Ce type d’activisme et interventionisme va bien avec la culture occidentale et son terreau majoritairement chrétien. Le bouddhisme engagé commence à se développer en occident, notamment dans les pays anglosaxons. Il existe un Réseau international des bouddhistes (INEB) dont les quatre objectifs sont :
Développer toutes les perspectives possibles du Bouddhisme particulièrement socialement Engagé;
Promouvoir la compréhension, la coopération et la gestion du Réseau parmi les groupes d'action sociale entre les bouddhistes, les religions et les laïcs;
Agir comme un Centre d'informations mondial relié aux divers domaines d'intérêt d'une société;
Faciliter la formation et les rencontres de travail pour soutenir et renforcer l'impact du Bouddhisme, de toutes les personnes socialement actives ainsi que des groupes.
Toutes les tendances et influences sont présentes sur les éventuels chantiers du "bouddhisme occidental", "bouddhisme républicain" ou "non-bouddhisme". Et tout cela en un monde en plein changement.

***
Illustration : Marianne et Quanjin

[1] Anne Cheng, Histoire de la pensée chinoise, p. 375
[2] « Laisse tomber tout effort délibéré, tout ‘projet’ de l’esprit, tel que s’initier à l’enseignement du Bouddha, réciter les sūtra, adorer les images, ou accomplir les rituels, mais aussi chercher à fixer ou purifier son esprit, voire contempler la vacuité (qui est elle-même un objet). C’est ainsi que Xuanjian (782-865) préconise en toute simplicité de vivre le plus naturellement du monde : s’habiller, manger, faire ses besoins, rien de plus ». Anne Cheng, p. 410 
[3] Anne Cheng, p. 412
[4] pramāṇa 

1 commentaire:

  1. « vulgaires feuilles de papier justes bonnes à se torcher le derrière. »

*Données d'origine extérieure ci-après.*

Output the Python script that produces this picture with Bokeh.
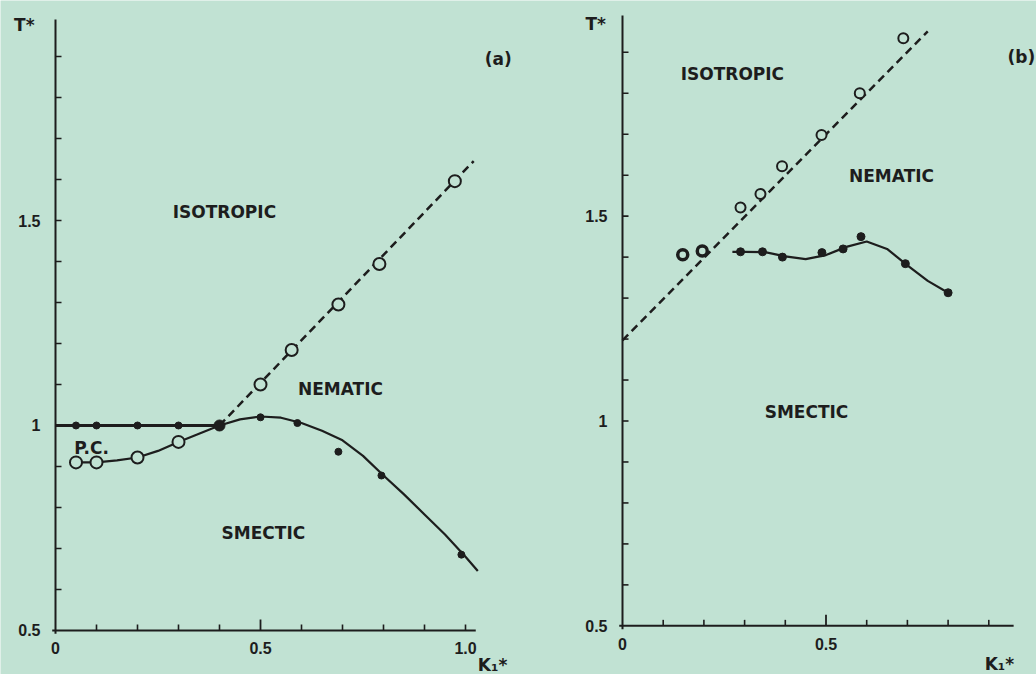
import math

from bokeh.plotting import figure
from bokeh.models import Label, Range1d
from bokeh.core.properties import value
from bokeh.embed import file_html
from bokeh.resources import INLINE

# ---------------- data: panel (a) ----------------
a_pc_line_k = [0.0, 0.40]                      # plastic-crystal / smectic boundary
a_pc_line_t = [1.0, 1.0]
a_pc_dots_k = [0.05, 0.10, 0.20, 0.30]
a_pc_dots_t = [1.0, 1.0, 1.0, 1.0]
a_triple_k = [0.40]
a_triple_t = [1.0]
a_pcn_curve_k = [0.05, 0.10, 0.15, 0.20, 0.25, 0.30, 0.35, 0.40]
a_pcn_curve_t = [0.910, 0.910, 0.915, 0.922, 0.938, 0.960, 0.980, 1.000]
a_pcn_open_k = [0.05, 0.10, 0.20, 0.30]
a_pcn_open_t = [0.910, 0.910, 0.922, 0.960]
a_ni_line_k = [0.40, 1.02]                     # nematic-isotropic (dashed)
a_ni_line_t = [1.00, 1.645]
a_ni_open_k = [0.50, 0.576, 0.69, 0.79, 0.974]
a_ni_open_t = [1.10, 1.184, 1.295, 1.394, 1.596]
a_sn_curve_k = [0.40, 0.45, 0.50, 0.55, 0.60, 0.65, 0.70, 0.75, 0.80, 0.85, 0.90, 0.95, 1.00, 1.03]
a_sn_curve_t = [1.000, 1.015, 1.022, 1.019, 1.006, 0.987, 0.964, 0.926, 0.878, 0.832, 0.783, 0.734, 0.680, 0.645]
a_sn_dots_k = [0.50, 0.59, 0.69, 0.795, 0.99]
a_sn_dots_t = [1.020, 1.006, 0.936, 0.878, 0.685]

# ---------------- data: panel (b) ----------------
b_ni_line_k = [0.0, 0.75]
b_ni_line_t = [1.197, 1.951]
b_ni_open_k = [0.29, 0.339, 0.392, 0.489, 0.583, 0.69]
b_ni_open_t = [1.521, 1.554, 1.622, 1.698, 1.800, 1.934]
b_half_k = [0.148, 0.196]
b_half_t = [1.406, 1.415]
b_sn_curve_k = [0.27, 0.30, 0.35, 0.40, 0.45, 0.50, 0.55, 0.60, 0.65, 0.70, 0.75, 0.80]
b_sn_curve_t = [1.413, 1.413, 1.412, 1.402, 1.395, 1.405, 1.425, 1.438, 1.420, 1.380, 1.342, 1.313]
b_sn_dots_k = [0.29, 0.344, 0.393, 0.49, 0.542, 0.586, 0.695, 0.80]
b_sn_dots_t = [1.413, 1.413, 1.400, 1.411, 1.420, 1.450, 1.384, 1.313]

# ---------------- axes: ticks and labels ----------------
y_ticks = [0.6, 0.7, 0.8, 0.9, 1.0, 1.1, 1.2, 1.3, 1.4, 1.5, 1.6, 1.7, 1.8, 1.9]
y_label_vals = [0.5, 1.0, 1.5]
y_label_text = ["0.5", "1", "1.5"]
a_x_ticks = [0.1, 0.2, 0.3, 0.4, 0.6, 0.7, 0.8, 0.9, 1.0]
a_x_label_vals = [0.0, 0.5, 1.0]
a_x_label_text = ["0", "0.5", "1.0"]
b_x_ticks = [0.1, 0.2, 0.3, 0.4, 0.6, 0.7, 0.8, 0.9]
b_x_label_vals = [0.0, 0.5]
b_x_label_text = ["0", "0.5"]
T_MIN, T_MAX = 0.5, 1.99
A_K_MAX, B_K_MAX = 1.025, 0.961

BG = "#c1e2d3"
INK = "#1d1d1d"
FONT = "DejaVu Sans"
NUM_FONT = value("Liberation Sans")

# One canvas holding both panels; panel (b) uses its own pair of ranges.
p = figure(width=1036, height=674,
           x_range=Range1d(-0.13415, 2.39268), y_range=Range1d(0.39268, 2.03659),
           output_backend="svg", toolbar_location=None,
           min_border=0, x_axis_location=None, y_axis_location=None)
p.extra_x_ranges = {"kb": Range1d(-1.52826, 1.01720)}
p.extra_y_ranges = {"tb": Range1d(0.38125, 2.02636)}
p.background_fill_color = BG
p.border_fill_color = BG
p.outline_line_color = None
p.grid.visible = False


def draw_axes(k_max, x_ticks, x_label_vals, x_label_text, xr, yr):
    kw = dict(x_range_name=xr, y_range_name=yr)
    p.segment(x0=[0, -0.008], y0=[T_MIN - 0.008, T_MIN], x1=[0, k_max], y1=[T_MAX, T_MIN],
              line_color=INK, line_width=2, **kw)
    # ticks point into the plot
    p.ray(x=[0] * len(y_ticks), y=y_ticks, length=6, length_units="screen",
          angle=0, line_color=INK, line_width=1.6, **kw)
    p.ray(x=x_ticks, y=[T_MIN] * len(x_ticks), length=6, length_units="screen",
          angle=math.pi / 2, line_color=INK, line_width=1.6, **kw)
    p.ray(x=[0.5], y=[T_MIN], length=11, length_units="screen",
          angle=math.pi / 2, line_color=INK, line_width=1.8, **kw)
    p.text(x=[0] * len(y_label_vals), y=y_label_vals, text=y_label_text,
           x_offset=-15, text_align="right", text_baseline="middle",
           text_font=NUM_FONT, text_font_style="bold", text_font_size="16px",
           text_color=INK, **kw)
    p.text(x=x_label_vals, y=[T_MIN] * len(x_label_vals), text=x_label_text,
           y_offset=12, text_align="center", text_baseline="top",
           text_font=NUM_FONT, text_font_style="bold", text_font_size="16px",
           text_color=INK, **kw)


def label(x, y, text, size="17px", xr="default", yr="default"):
    p.add_layout(Label(x=x, y=y, text=text, text_align="center",
                       text_baseline="middle", text_font=FONT,
                       text_font_style="bold", text_font_size=size,
                       text_color=INK, x_range_name=xr, y_range_name=yr))


# ---------------- panel (a) ----------------
draw_axes(A_K_MAX, a_x_ticks, a_x_label_vals, a_x_label_text, "default", "default")
p.line(a_pc_line_k, a_pc_line_t, line_color=INK, line_width=3)
p.line(a_pcn_curve_k, a_pcn_curve_t, line_color=INK, line_width=2.2)
p.line(a_sn_curve_k, a_sn_curve_t, line_color=INK, line_width=2.2)
p.line(a_ni_line_k, a_ni_line_t, line_color=INK, line_width=2.5, line_dash="8 5")
p.scatter(a_pc_dots_k, a_pc_dots_t, size=7, color=INK)
p.scatter(a_sn_dots_k, a_sn_dots_t, size=7, color=INK)
p.scatter(a_triple_k, a_triple_t, size=11, color=INK)
p.scatter(a_pcn_open_k, a_pcn_open_t, size=12, fill_color=BG, line_color=INK, line_width=2)
p.scatter(a_ni_open_k, a_ni_open_t, size=12, fill_color=BG, line_color=INK, line_width=2)

label(0.412, 1.52, "ISOTROPIC")
label(0.695, 1.088, "NEMATIC")
label(0.507, 0.737, "SMECTIC")
label(0.088, 0.946, "P.C.")
label(1.08, 1.893, "(a)", size="17px")
label(-0.076, 1.976, "T*")
label(1.066, 0.417, "K\u2081*")

# ---------------- panel (b) ----------------
B = dict(x_range_name="kb", y_range_name="tb")
draw_axes(B_K_MAX, b_x_ticks, b_x_label_vals, b_x_label_text, "kb", "tb")
p.line(b_ni_line_k, b_ni_line_t, line_color=INK, line_width=2.5, line_dash="8 5", **B)
p.line(b_sn_curve_k, b_sn_curve_t, line_color=INK, line_width=2.2, **B)
p.scatter(b_sn_dots_k, b_sn_dots_t, size=8, color=INK, **B)
p.scatter(b_half_k, b_half_t, size=10, fill_color=BG, line_color=INK, line_width=3.5, **B)
p.scatter(b_ni_open_k, b_ni_open_t, size=10, fill_color=BG, line_color=INK, line_width=2, **B)

label(0.27, 1.846, "ISOTROPIC", xr="kb", yr="tb")
label(0.661, 1.599, "NEMATIC", xr="kb", yr="tb")
label(0.452, 1.023, "SMECTIC", xr="kb", yr="tb")
label(0.98, 1.889, "(b)", size="17px", xr="kb", yr="tb")
label(-0.066, 1.968, "T*", xr="kb", yr="tb")
label(0.926, 0.408, "K\u2081*", xr="kb", yr="tb")

open("out.html", "w").write(file_html(p, INLINE))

    Cela veut tout simplement dire de rejeter l'attachement de part intellectuels aux textes littéraux, ce qui correspond à une forme d'obscurité très profonde ou l'on ne fait pas la différence entre la compréhension intellectuelle et la compréhension intuitive issue de nos observations.

    Cela correspond au 7 état de monde de l'état de arhat, ou s'adresse aux personnes qui ont une très forte disposition à l'état d'étude.

    Malheureusement certains enseignent ça au sens propre, voulant se passer totalement des textes ajouté à la confusion que d'être son propre refuge, ce qui est également souvent mal compris.

    Ils pensent pouvoir atteindre la Bodhéité tel que le Bouddha Shakyamuni sous l'arbre Bouddhi, ce qui Karmiquement n'est pas aussi évident que de l'affirmer.